Aníbal - O projeto foi feito pela Ada Lúcia Tiburtino de Oliveira, esposa do companheiro Sena, e Maria da Graça Porfírio de Brito. No dia 20 de novembro de 1984, dia de vento, frio e garoa, monsenhor Arlindo, que tinha uma chácara aqui próxima, deu a benção e íamos começar a construir a escola. Então chegou a polícia impedindo a construção, com base no Decreto 8.690. A Fundação Educacional que estava nos ajudando se retirou e nós, com a cara e a coragem, prosseguimos a obra. Foram 68 mutirões até que concluíssemos a construção. Vínhamos para cá todos os fins de semana. Eu ia para frente da obra e a Dione, a Marta, a dona Joana e outras pessoas iam para a cozinha fazer a comida para o pessoal. Antes das refeições reuníamos o grupo e eu fazia uma preleção, sobretudo para as crianças que compareciam em grande número. Incutia em suas cabeças a idéia de que ‘criança que constrói, não destrói. Comunidade que faz, não desfaz’. Havia amor pela escola que estávamos fazendo. A idéia pegou a tal ponto que durante 14 anos não foi necessário nenhuma reforma, nenhuma carteira foi quebrada, etc.

Repórter – 68 mutirões aos finais de semana significa um período de mais de 5 anos. Nesse tempo a obra transcorreu normalmente?

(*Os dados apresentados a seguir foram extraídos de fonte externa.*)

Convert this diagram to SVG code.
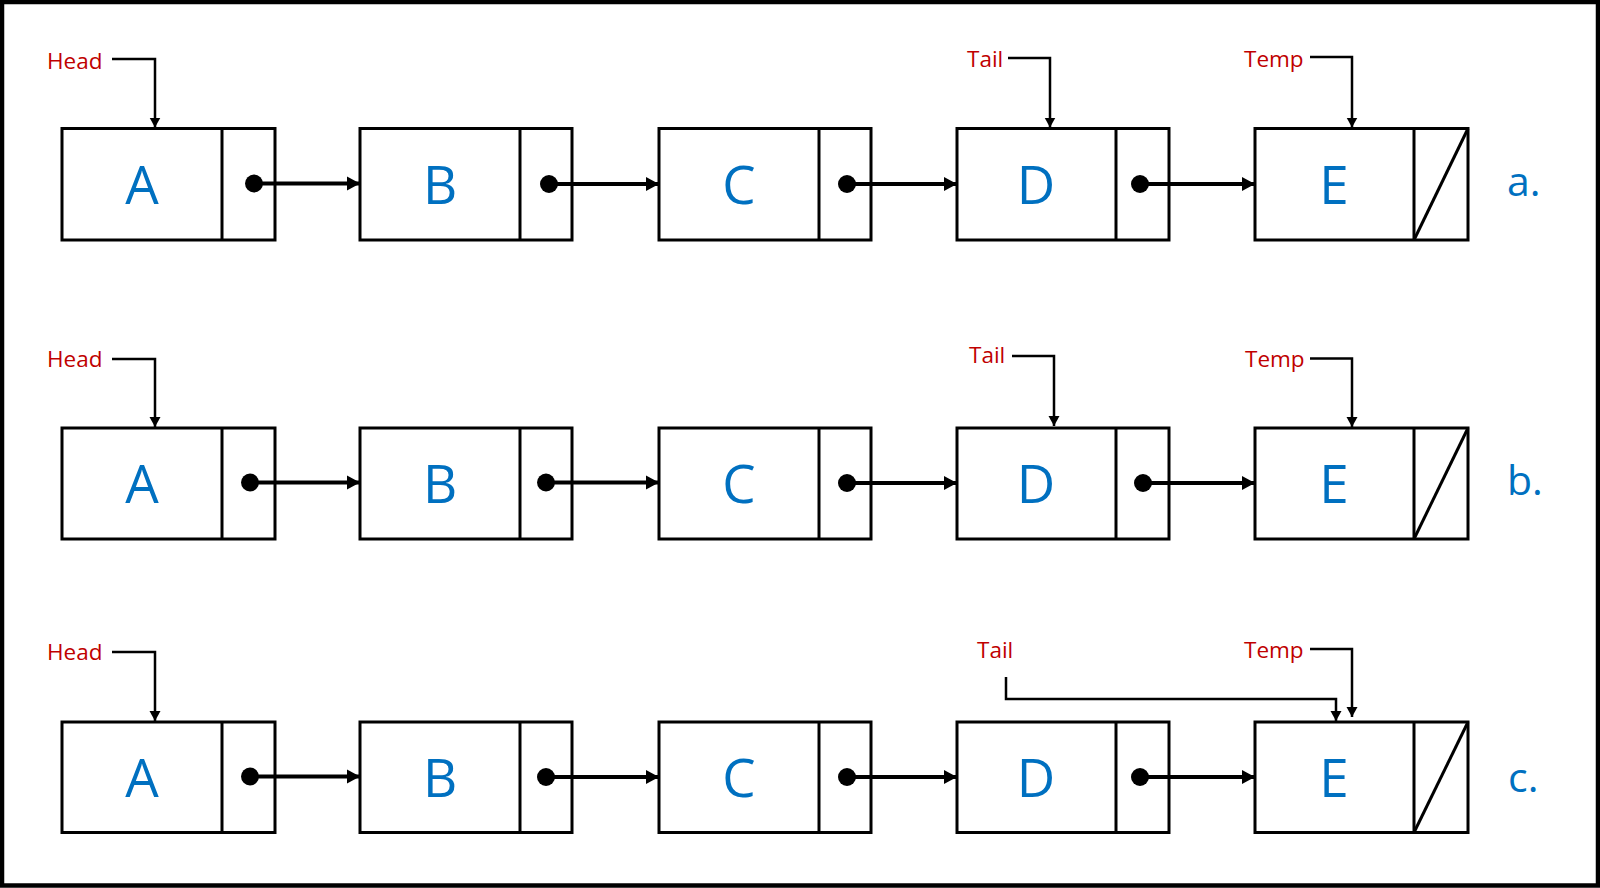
<svg xmlns="http://www.w3.org/2000/svg" width="1600" height="888" viewBox="0 0 1600 888">
<defs>
<style>
.box{fill:#fff;stroke:#000;stroke-width:3}
.div{stroke:#000;stroke-width:3;fill:none}
.val{font-family:"Open Sans","Noto Sans","Liberation Sans",sans-serif;font-size:53px;fill:#0070C0;text-anchor:middle}
.lbl{font-family:"Open Sans","Noto Sans","Liberation Sans",sans-serif;font-size:41px;fill:#0070C0}
.ptr{font-family:"Open Sans","Noto Sans","Liberation Sans",sans-serif;font-size:22.5px;fill:#C00000}
.link{stroke:#000;stroke-width:4.2;fill:none;marker-end:url(#ah)}
.pl{stroke:#000;stroke-width:2.5;fill:none;marker-end:url(#ph)}
</style>
<marker id="ah" markerUnits="userSpaceOnUse" markerWidth="14" markerHeight="16" refX="13" refY="7" orient="auto" viewBox="0 0 14 14">
<path d="M0,0 L13,7 L0,14 Z" fill="#000"/>
</marker>
<marker id="ph" markerUnits="userSpaceOnUse" markerWidth="11" markerHeight="12" refX="10" refY="5.5" orient="auto" viewBox="0 0 11 11">
<path d="M0,0 L10,5.5 L0,11 Z" fill="#000"/>
</marker>
</defs>
<rect x="2" y="2" width="1596" height="883.5" fill="#fff" stroke="#000" stroke-width="4.5"/>

<!-- Row a -->
<g id="a-A"><rect class="box" x="62" y="128.5" width="213" height="111.5"/><line class="div" x1="222" y1="128.5" x2="222" y2="240"/><text class="val" x="142" y="204">A</text></g>
<g id="a-B"><rect class="box" x="360" y="128.5" width="212" height="111.5"/><line class="div" x1="520" y1="128.5" x2="520" y2="240"/><text class="val" x="440" y="204">B</text></g>
<g id="a-C"><rect class="box" x="659" y="128.5" width="212" height="111.5"/><line class="div" x1="819" y1="128.5" x2="819" y2="240"/><text class="val" x="739" y="204">C</text></g>
<g id="a-D"><rect class="box" x="957" y="128.5" width="212" height="111.5"/><line class="div" x1="1116" y1="128.5" x2="1116" y2="240"/><text class="val" x="1036" y="204">D</text></g>
<g id="a-E"><rect class="box" x="1255" y="128.5" width="213" height="111.5"/><line class="div" x1="1414" y1="128.5" x2="1414" y2="240"/><line class="div" x1="1414" y1="240" x2="1468" y2="128.5"/><text class="val" x="1334" y="204">E</text></g>
<text class="lbl" x="1507" y="196">a.</text>
<g id="a-head"><text class="ptr" x="47" y="69">Head</text></g>
<g id="a-tail"><text class="ptr" x="967" y="67">Tail</text></g>
<g id="a-temp"><text class="ptr" x="1244" y="67">Temp</text></g>

<!-- Row b -->
<g id="b-A"><rect class="box" x="62" y="428" width="213" height="111"/><line class="div" x1="222" y1="428" x2="222" y2="539"/><text class="val" x="142" y="503">A</text></g>
<g id="b-B"><rect class="box" x="360" y="428" width="212" height="111"/><line class="div" x1="520" y1="428" x2="520" y2="539"/><text class="val" x="440" y="503">B</text></g>
<g id="b-C"><rect class="box" x="659" y="428" width="212" height="111"/><line class="div" x1="819" y1="428" x2="819" y2="539"/><text class="val" x="739" y="503">C</text></g>
<g id="b-D"><rect class="box" x="957" y="428" width="212" height="111"/><line class="div" x1="1116" y1="428" x2="1116" y2="539"/><text class="val" x="1036" y="503">D</text></g>
<g id="b-E"><rect class="box" x="1255" y="428" width="213" height="111"/><line class="div" x1="1414" y1="428" x2="1414" y2="539"/><line class="div" x1="1414" y1="539" x2="1468" y2="428"/><text class="val" x="1334" y="503">E</text></g>
<text class="lbl" x="1507" y="495">b.</text>
<g id="b-head"><text class="ptr" x="47" y="367">Head</text></g>
<g id="b-tail"><text class="ptr" x="969" y="363">Tail</text></g>
<g id="b-temp"><text class="ptr" x="1245" y="367">Temp</text></g>

<!-- Row c -->
<g id="c-A"><rect class="box" x="62" y="722" width="213" height="110.5"/><line class="div" x1="222" y1="722" x2="222" y2="832.5"/><text class="val" x="142" y="797">A</text></g>
<g id="c-B"><rect class="box" x="360" y="722" width="212" height="110.5"/><line class="div" x1="520" y1="722" x2="520" y2="832.5"/><text class="val" x="440" y="797">B</text></g>
<g id="c-C"><rect class="box" x="659" y="722" width="212" height="110.5"/><line class="div" x1="819" y1="722" x2="819" y2="832.5"/><text class="val" x="739" y="797">C</text></g>
<g id="c-D"><rect class="box" x="957" y="722" width="212" height="110.5"/><line class="div" x1="1116" y1="722" x2="1116" y2="832.5"/><text class="val" x="1036" y="797">D</text></g>
<g id="c-E"><rect class="box" x="1255" y="722" width="213" height="110.5"/><line class="div" x1="1414" y1="722" x2="1414" y2="832.5"/><line class="div" x1="1414" y1="832.5" x2="1468" y2="722"/><text class="val" x="1334" y="797">E</text></g>
<text class="lbl" x="1508" y="792">c.</text>
<g id="c-head"><text class="ptr" x="47" y="660">Head</text></g>
<g id="c-tail"><text class="ptr" x="977" y="658">Tail</text></g>
<g id="c-temp"><text class="ptr" x="1244" y="658">Temp</text></g>

<g id="connectors">
<!-- row a links -->
<circle cx="254" cy="183.5" r="9"/><line class="link" x1="254" y1="183.5" x2="360" y2="183.5"/>
<circle cx="549" cy="184" r="9"/><line class="link" x1="549" y1="184" x2="659" y2="184"/>
<circle cx="847" cy="184" r="9"/><line class="link" x1="847" y1="184" x2="957" y2="184"/>
<circle cx="1140" cy="184" r="9"/><line class="link" x1="1140" y1="184" x2="1255" y2="184"/>
<!-- row b links -->
<circle cx="250" cy="482.5" r="9"/><line class="link" x1="250" y1="482.5" x2="360" y2="482.5"/>
<circle cx="546" cy="482.5" r="9"/><line class="link" x1="546" y1="482.5" x2="659" y2="482.5"/>
<circle cx="847" cy="483" r="9"/><line class="link" x1="847" y1="483" x2="957" y2="483"/>
<circle cx="1143" cy="483" r="9"/><line class="link" x1="1143" y1="483" x2="1255" y2="483"/>
<!-- row c links -->
<circle cx="250" cy="776.5" r="9"/><line class="link" x1="250" y1="776.5" x2="360" y2="776.5"/>
<circle cx="546" cy="777" r="9"/><line class="link" x1="546" y1="777" x2="659" y2="777"/>
<circle cx="847" cy="777" r="9"/><line class="link" x1="847" y1="777" x2="957" y2="777"/>
<circle cx="1140" cy="777" r="9"/><line class="link" x1="1140" y1="777" x2="1255" y2="777"/>
<!-- pointers -->
<polyline class="pl" points="112,59 155,59 155,127.5"/>
<polyline class="pl" points="1008,58 1050,58 1050,127.5"/>
<polyline class="pl" points="1310,57 1352,57 1352,127.5"/>
<polyline class="pl" points="112,359 155,359 155,427"/>
<polyline class="pl" points="1012,356 1054,356 1054,426"/>
<polyline class="pl" points="1310,358.5 1352,358.5 1352,427"/>
<polyline class="pl" points="112,652 155,652 155,721"/>
<polyline class="pl" points="1006,677 1006,699 1336,699 1336,721"/>
<polyline class="pl" points="1310,649 1352,649 1352,717"/>
</g>
</svg>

Aníbal - Durante a construção da escola houve muitos fatos interessantes. Certo dia a Dione me perguntou: ‘Aníbal, amanhã vai haver mutirão?’ Respondi que sim. ‘Mas como, se não há nem material de construção e nem comida? Você tem dinheiro?’ Respondi que não. Mas de qualquer maneira vamos levar a comunidade para lá a fim de que todos tomem consciência da situação. Parti com a buzina ‘pão pão pão’. A turma já sabia: antes era o pão que estava chegando e agora se tratava de um chamado para o trabalho. Quando estávamos descendo, num grupo de 15 ou 18 pessoas, nos alcançou um cardilac preto, do doutor Isaías, que mora aqui até hoje. Ele me chamou e disse: ‘Ô Aníbal, eu soube que você está com dificuldades’. Eu disse: ‘Põe dificuldade nisso’. ‘Qual é a sua dificuldade?’ ‘Pois hoje não vai haver mutirão porque estamos absolutamente sem nada’. ‘Aníbal, de quanto você precisa?’ ‘Isaias, eu preciso de cimento, areia tijolo, ferro e alimentos’. Ele enfiou a mão no bolso, pegou seu talão de cheques e assinou uma folha em branco. Perguntei se ele estava louco. Respondeu-me que ele não tinha saco para fazer o que eu fazia e estava certo de que eu não fugiria com sua riqueza. Então deixei a turma na obra e fui para o Gama, onde tinha a loja Pureza, cujo dono, o Sebastião, tinha chácara aqui e também se prontificou a ajudar. Vendeu todos os materiais a preço de custo, abrindo mão da margem de lucro, e ainda nos devolveu dinheiro para que comprássemos alimentos. Naquele dia o mutirão começou tarde, mas houve mutirão.

Repórter – Emocionante! Então toda a comunidade participou da construção da escola?

Aníbal - Foram 68 mutirões onde a comunidade trabalhou pra valer. A maioria das crianças da época hoje são mães e pais de família, por que já se passaram 22 anos. Um mês antes da inauguração da escola nós fomos atrás do Pompeu de Souza, que era o secretário de educação do GDF e um jornalista formidável. Ao ouvir nosso relato sobre a história da construção da escola ele começou a chorar. Prontificou-se a ressarcir o débito da Secretaria de Educação para com nossa comunidade. Ajudou na montagem da escola (carteiras, livros, etc.) e disponibilizou professores. O discurso inaugural proferido pelo professor Fábio Bruno foi emocionante. Depois teve um churrasco e emendamos com as festividades de carnaval que, naquele ano, em nossa comunidade, duraram quatro dias com muita alegria. Foi uma senhora festa. No começo a escola oferecia até a oitava série. Depois, no governo itinerante de 2001, realizado no Gama, a Eurides Brito conseguiu implantar aqui o segundo grau. Hoje a escola tem quase 700 alunos e aproximadamente 65 professores e funcionários. O analfabetismo caiu a praticamente 0%.